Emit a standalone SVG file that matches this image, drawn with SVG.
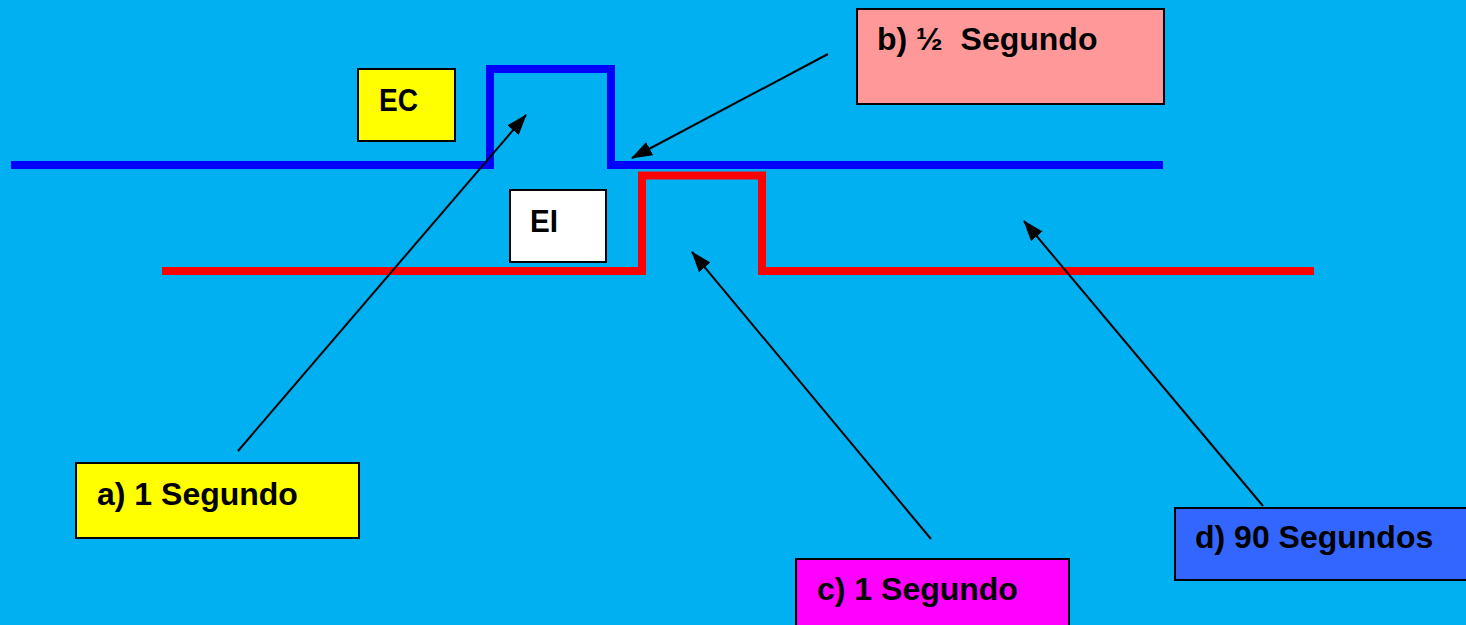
<svg xmlns="http://www.w3.org/2000/svg" width="1466" height="625" viewBox="0 0 1466 625">
<defs>
<style>
.box{stroke:#000;stroke-width:2}
.lbl{font-family:"Liberation Sans",Arial,sans-serif;font-weight:bold;fill:#000}
.wave{fill:none;stroke-width:8;stroke-linejoin:miter;stroke-linecap:butt}
.arr{fill:none;stroke:#000;stroke-width:2;marker-end:url(#ah)}
</style>
<marker id="ah" markerUnits="userSpaceOnUse" markerWidth="21" markerHeight="15" refX="20" refY="7.5" orient="auto">
<path d="M0,0 L21,7.5 L0,15 z" fill="#000"/>
</marker>
</defs>
<rect x="0" y="0" width="1466" height="625" fill="#00B0F0"/>
<g id="waveforms">
<polyline id="ec-wave" class="wave" stroke="#0000FF" points="11,165 490,165 490,69 611,69 611,165 1163,165"/>
<polyline id="ei-wave" class="wave" stroke="#FF0000" points="162,271 642,271 642,175.5 762,175.5 762,271 1314,271"/>
</g>
<g id="node-ec">
<rect class="box" x="358" y="69" width="97" height="72" fill="#FFFF00"/>
<text class="lbl" x="379" y="111" font-size="31" textLength="39" lengthAdjust="spacingAndGlyphs">EC</text>
</g>
<g id="node-ei">
<rect class="box" x="510" y="190" width="96" height="72" fill="#FFFFFF"/>
<text class="lbl" x="530" y="232" font-size="31" textLength="28" lengthAdjust="spacingAndGlyphs">EI</text>
</g>
<g id="node-a">
<rect class="box" x="76" y="463" width="283" height="75" fill="#FFFF00"/>
<text class="lbl" x="97" y="505" font-size="32">a) 1 Segundo</text>
</g>
<g id="node-b">
<rect class="box" x="857" y="9" width="307" height="95" fill="#FF9999"/>
<text class="lbl" x="877" y="50" font-size="32" xml:space="preserve">b) ½  Segundo</text>
</g>
<g id="node-c">
<rect class="box" x="796" y="559" width="273" height="80" fill="#FF00FF"/>
<text class="lbl" x="817" y="600" font-size="32">c) 1 Segundo</text>
</g>
<g id="node-d">
<rect class="box" x="1175" y="508" width="300" height="72" fill="#3366FF"/>
<text class="lbl" x="1195" y="548" font-size="32">d) 90 Segundos</text>
</g>
<g id="connectors">
<line class="arr" x1="238" y1="451" x2="526" y2="115"/>
<line class="arr" x1="828" y1="54" x2="632" y2="158"/>
<line class="arr" x1="931" y1="539" x2="692" y2="252"/>
<line class="arr" x1="1263" y1="506" x2="1024" y2="221"/>
</g>
</svg>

:::

## STATED PROBLEM
Repeat the material above word for word and skip every image in it.

## ANSWER FOR THIS EXERCISE
Emit a standalone SVG file that matches this image, drawn with SVG.
<svg xmlns="http://www.w3.org/2000/svg" width="1466" height="625" viewBox="0 0 1466 625">
<defs>
<style>
.box{stroke:#000;stroke-width:2}
.lbl{font-family:"Liberation Sans",Arial,sans-serif;font-weight:bold;fill:#000}
.wave{fill:none;stroke-width:8;stroke-linejoin:miter;stroke-linecap:butt}
.arr{fill:none;stroke:#000;stroke-width:2;marker-end:url(#ah)}
</style>
<marker id="ah" markerUnits="userSpaceOnUse" markerWidth="21" markerHeight="15" refX="20" refY="7.5" orient="auto">
<path d="M0,0 L21,7.5 L0,15 z" fill="#000"/>
</marker>
</defs>
<rect x="0" y="0" width="1466" height="625" fill="#00B0F0"/>
<g id="waveforms">
<polyline id="ec-wave" class="wave" stroke="#0000FF" points="11,165 490,165 490,69 611,69 611,165 1163,165"/>
<polyline id="ei-wave" class="wave" stroke="#FF0000" points="162,271 642,271 642,175.5 762,175.5 762,271 1314,271"/>
</g>
<g id="node-ec">
<rect class="box" x="358" y="69" width="97" height="72" fill="#FFFF00"/>
<text class="lbl" x="379" y="111" font-size="31" textLength="39" lengthAdjust="spacingAndGlyphs">EC</text>
</g>
<g id="node-ei">
<rect class="box" x="510" y="190" width="96" height="72" fill="#FFFFFF"/>
<text class="lbl" x="530" y="232" font-size="31" textLength="28" lengthAdjust="spacingAndGlyphs">EI</text>
</g>
<g id="node-a">
<rect class="box" x="76" y="463" width="283" height="75" fill="#FFFF00"/>
<text class="lbl" x="97" y="505" font-size="32">a) 1 Segundo</text>
</g>
<g id="node-b">
<rect class="box" x="857" y="9" width="307" height="95" fill="#FF9999"/>
<text class="lbl" x="877" y="50" font-size="32" xml:space="preserve">b) ½  Segundo</text>
</g>
<g id="node-c">
<rect class="box" x="796" y="559" width="273" height="80" fill="#FF00FF"/>
<text class="lbl" x="817" y="600" font-size="32">c) 1 Segundo</text>
</g>
<g id="node-d">
<rect class="box" x="1175" y="508" width="300" height="72" fill="#3366FF"/>
<text class="lbl" x="1195" y="548" font-size="32">d) 90 Segundos</text>
</g>
<g id="connectors">
<line class="arr" x1="238" y1="451" x2="526" y2="115"/>
<line class="arr" x1="828" y1="54" x2="632" y2="158"/>
<line class="arr" x1="931" y1="539" x2="692" y2="252"/>
<line class="arr" x1="1263" y1="506" x2="1024" y2="221"/>
</g>
</svg>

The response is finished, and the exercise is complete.